La drogue est un détonateur, et tout le rap de Sada Baby tourne autour de ces explosions permanentes. Des lignes démarrent puis s’arrêtent, comme une suite de faux départs, puis des chansons et des couplets repartent de zéro pour recréer une détonation. Passé une introduction un peu molle, Bartier Bounty est un rollercoaster qui ne connaît aucun répit, une déflagration alimentée par les changements de flows, y compris quand Sada fredonne de sa voix de velours, parce que soudainement possédé par David Ruffin, le chanteur tourmenté des Temptations.

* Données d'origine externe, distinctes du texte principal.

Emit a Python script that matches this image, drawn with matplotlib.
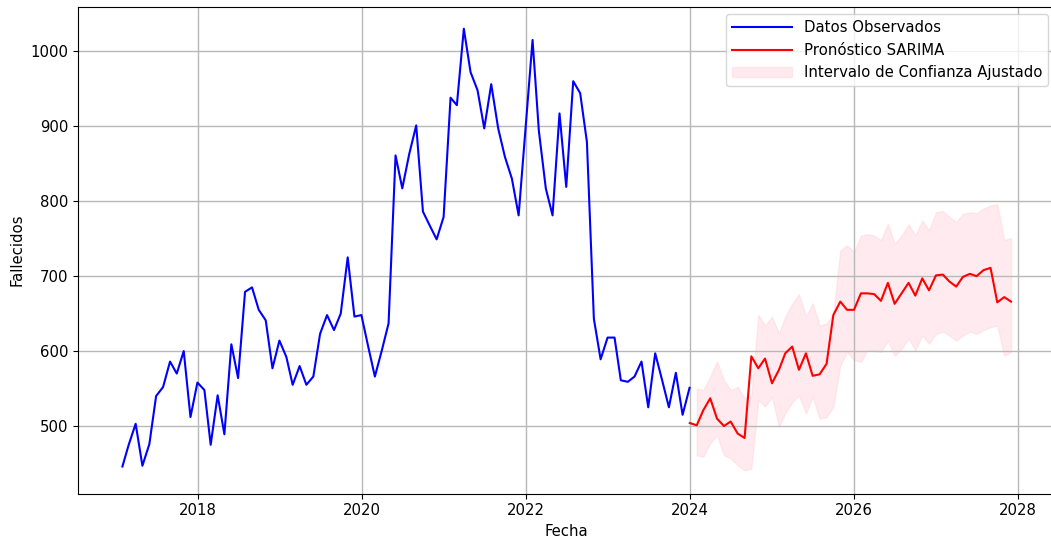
import numpy as np
import pandas as pd
import matplotlib
matplotlib.use('Agg')
import matplotlib.pyplot as plt

plt.rcParams['font.size'] = 10.7

# monthly deaths, Jan 2017 - Dec 2023 (month-end dates)
obs_dates = pd.date_range('2017-02-01', periods=84, freq='MS') - pd.Timedelta(days=1)
observados = [446, 475, 503, 447, 476, 540, 552, 586, 570, 600, 512, 558,
              548, 475, 541, 489, 609, 564, 679, 685, 655, 641, 577, 614,
              592, 555, 580, 555, 566, 623, 648, 628, 650, 725, 646, 648,
              605, 566, 601, 637, 861, 817, 863, 901, 786, 767, 749, 779,
              938, 928, 1030, 972, 948, 897, 956, 897, 859, 830, 781, 898,
              1015, 894, 817, 781, 917, 819, 960, 944, 879, 643, 589, 618,
              618, 561, 559, 566, 586, 525, 597, 561, 525, 571, 515, 551]

# SARIMA forecast, Jan 2024 - Dec 2027
fc_dates = pd.date_range('2024-01-01', periods=48, freq='MS')
pronostico = [504, 501, 521, 537, 510, 500, 506, 490, 484, 593, 577, 590,
              557, 575, 597, 606, 575, 597, 567, 569, 583, 648, 666, 655,
              655, 677, 677, 676, 667, 691, 663, 677, 691, 674, 697, 681,
              701, 702, 693, 686, 699, 703, 700, 708, 711, 665, 672, 666]

# adjusted interval (from the second forecast month on)
ic_inf = [461, 459, 477, 488, 461, 457, 448, 441, 443, 535, 526, 539,
          499, 517, 532, 541, 517, 539, 510, 512, 526, 581, 599, 588,
          586, 601, 601, 599, 614, 594, 603, 617, 601, 621, 610, 623,
          626, 621, 614, 621, 626, 623, 628, 632, 634, 594, 599]
ic_sup = [550, 548, 566, 586, 561, 548, 552, 537, 540, 648, 634, 646,
          623, 646, 663, 676, 646, 664, 634, 637, 650, 734, 741, 732,
          754, 756, 754, 748, 770, 743, 754, 769, 754, 774, 761, 785,
          787, 779, 772, 783, 785, 784, 790, 794, 796, 748, 751]

fig = plt.figure(figsize=(10.51, 5.37), dpi=100)
ax = fig.add_axes([0.0742, 0.081, 0.930, 0.906])

ax.plot(obs_dates, observados, color='blue', label='Datos Observados')
ax.plot(fc_dates, pronostico, color='red', label='Pronóstico SARIMA')
ax.fill_between(fc_dates[1:], ic_inf, ic_sup, color='pink', alpha=0.3,
                label='Intervalo de Confianza Ajustado')

ax.set_ylim(410, 1059)
ax.set_xlabel('Fecha')
ax.set_ylabel('Fallecidos')
ax.legend(loc='upper right', handlelength=4)
ax.grid(True, color='#b8b8b8', linewidth=1.0)

fig.savefig('out.png', dpi=100)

L’écriture ajoute quelques degrés à cette fièvre. Des lignes aussi bourrines que loufoques, mais sorties d’un esprit fin, participent au déséquilibre puis au K.O. Qu’il provoque avec une blague ou fasse rire pour faire peur, ses intentions ont un côté volontairement insaisissable pour simuler la démence. Hurlées jusqu’à rupture des cordes vocales, entre éclats et rugissements d’animaux, on est forcé de croire à ses pires énormités, de l’imaginer entrer par effraction chez son pire ennemi pour jouer aux petites voitures avec ses enfants après avoir chié dans ses cabinets, ou apprendre le Libanais pour tirer au fusil de précision sans retirer ses lunettes Cartier.

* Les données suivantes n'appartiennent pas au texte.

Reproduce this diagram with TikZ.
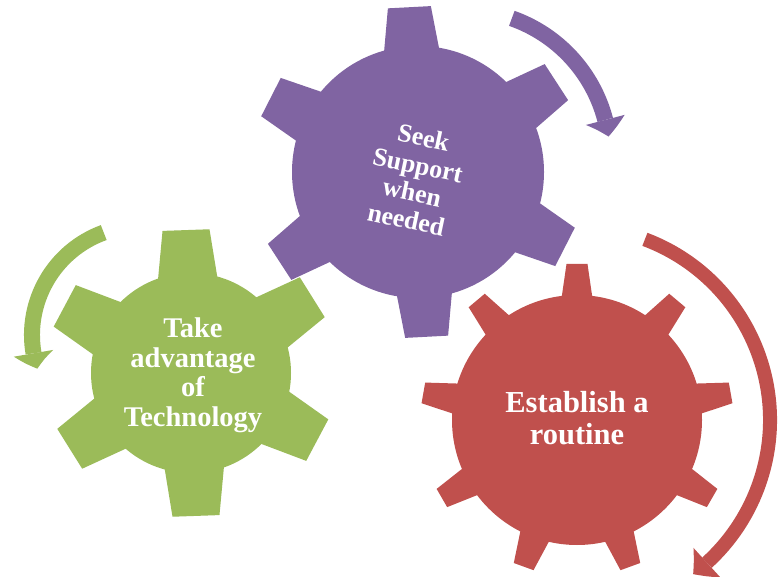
\documentclass[tikz,border=0pt]{standalone}
\usepackage{fontspec}
\setmainfont{Liberation Serif}
\usetikzlibrary{arrows.meta,bending}
\definecolor{gpurple}{HTML}{8064A2}
\definecolor{ggreen}{HTML}{9BBB59}
\definecolor{gred}{HTML}{C0504D}
% #1,#2 centre; #3 body radius; #4 tip radius; #5 teeth; #6 first angle; #7 base half width; #8 tip half width; #9 colour
\newcommand{\gearfill}[9]{%
\begin{scope}[shift={(#1,#2)}]
\fill[#9] (0,0) circle[radius=#3pt];
\foreach \k in {1,...,#5}{
\fill[#9, rotate={#6+360/#5*\k}]
 ({#3-15},{-(#7+(#7-#8)*15/(#4-#3))}) -- (#4,-#8) -- (#4,#8) --
 ({#3-15},{#7+(#7-#8)*15/(#4-#3)}) -- cycle;
}
\end{scope}}
\tikzset{
  geartext/.style={text=white, align=center, inner sep=0pt},
  turnarrow/.style={line cap=butt}
}
\begin{document}
\begin{tikzpicture}[x=1pt,y=1pt]
\useasboundingbox (0,0) rectangle (779,576);
\clip (0,0) rectangle (779,576);
\fill[white] (0,0) rectangle (779,576);

% gears
\gearfill{418}{404}{126}{165}{6}{93}{27}{21.5}{gpurple}
\gearfill{191}{203}{100}{143}{6}{92}{29}{23.5}{ggreen}
\gearfill{577}{156}{125}{156}{9}{90}{15}{10.5}{gred}

% rotation arrows
\draw[turnarrow, gpurple, line width=16pt,
  -{Triangle[width=40pt,length=17pt,line width=0pt,bend]}]
  (463,419) ++(70.6:147pt) arc[start angle=70.6, end angle=8, radius=147pt];
\draw[turnarrow, ggreen, line width=16pt,
  -{Triangle[width=40pt,length=16pt,line width=0pt,bend]}]
  (141,241) ++(110:109pt) arc[start angle=110, end angle=198, radius=109pt];
\draw[turnarrow, gred, line width=14pt,
  -{Triangle[width=40pt,length=18pt,line width=0pt,bend]}]
  (577,156) ++(69.4:193pt) arc[start angle=69.4, end angle=-53, radius=193pt];

% texts
\node[geartext, rotate=-12, font=\bfseries\fontsize{26}{28}\selectfont]
  (seek) at (415,397.5) {Seek\\Support\\when\\needed};
\node[geartext, font=\bfseries\fontsize{28.5}{29.5}\selectfont]
  (tech) at (193,200.5) {Take\\advantage\\of\\Technology};
\node[geartext, font=\bfseries\fontsize{30.5}{32}\selectfont]
  (routine) at (577,158) {Establish a\\routine};
\end{tikzpicture}
\end{document}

Sada Baby est finalement comme ces basketteurs qu’il prend sans cesse pour référence, physiques et précis dans leurs gestes, qui ont l’air de tout pouvoir casser, mais dont les mouvements s’apprécient comme ceux d’un danseur de ballet. Et derrière ce bordel apparent, l’efficacité fait sens : toutes ses gesticulations, ramassées sur moins de trois minutes, sont un remède efficace au déficit d’attention qui touche la plupart des auditeurs de rap. Même le plus hyperactif se laisse porter par les dribbles de Skuba Sada, et ce jusqu’à finir écrasé dans l’arceau après un 360 windmill.
Comme toute la scène qui l’entoure, la musique de Sada Baby doit quelque chose à la Bay Area, à la Louisiane, et à leur gangsta rap respectif. Mais aujourd’hui ces inspirations ne sont plus que de lointaines références, que l’on devine derrière un synthé vaguement modern funk ou un piano agressif qui tourne en boucle. A force d’être asséché par le froid, le trap rap et la drill music, le rap de Detroit en est devenu un trop proche cousin, et les productions de cet album sont malheureusement très génériques.
C’est par inférence que l’on relie Sada Baby à sa ville, parce que ses textes et ses flows sont pleins d’hommages discrets à Hardwork Jig, Eastside 80’s ou Project Pacino, et de renvois à la culture et à la géopolitique locale. Les guerres de chapelles ont d’ailleurs fortement impacté la liste des producteurs de Bartier Bounty, et les absences de Dam Jon Boi et Da Realest Sounds, sans doute victimes collatérales des embrouilles avec l’entourage de Tay Blood, se font cruellement sentir.
Sur l’album précédent, D.O.N., avec des chansons comme First Sunday ou Big Squad, il était clair que Sada Baby doit une partie de son style à Chief Keef. Il y a dix ans, après avoir profondément marqué toute une partie du rap, Waka Flocka était dépassé par ceux qu’il influençait. Rick Ross a construit des tanks avec Lex Luger et Gunplay a mis des textes dans son adrénaline par exemple. Aujourd’hui, l’un des quelques fils illégitimes de Waka est en train de vivre la même chose. Bien que lui en ait fait une force, profitant de sa position d’éternel outsider pour continuer à cabosser les marges, au centre, Chief Keef est dépassé par certains de ses enfants. Sada Baby pourrait devenir un de ceux-là.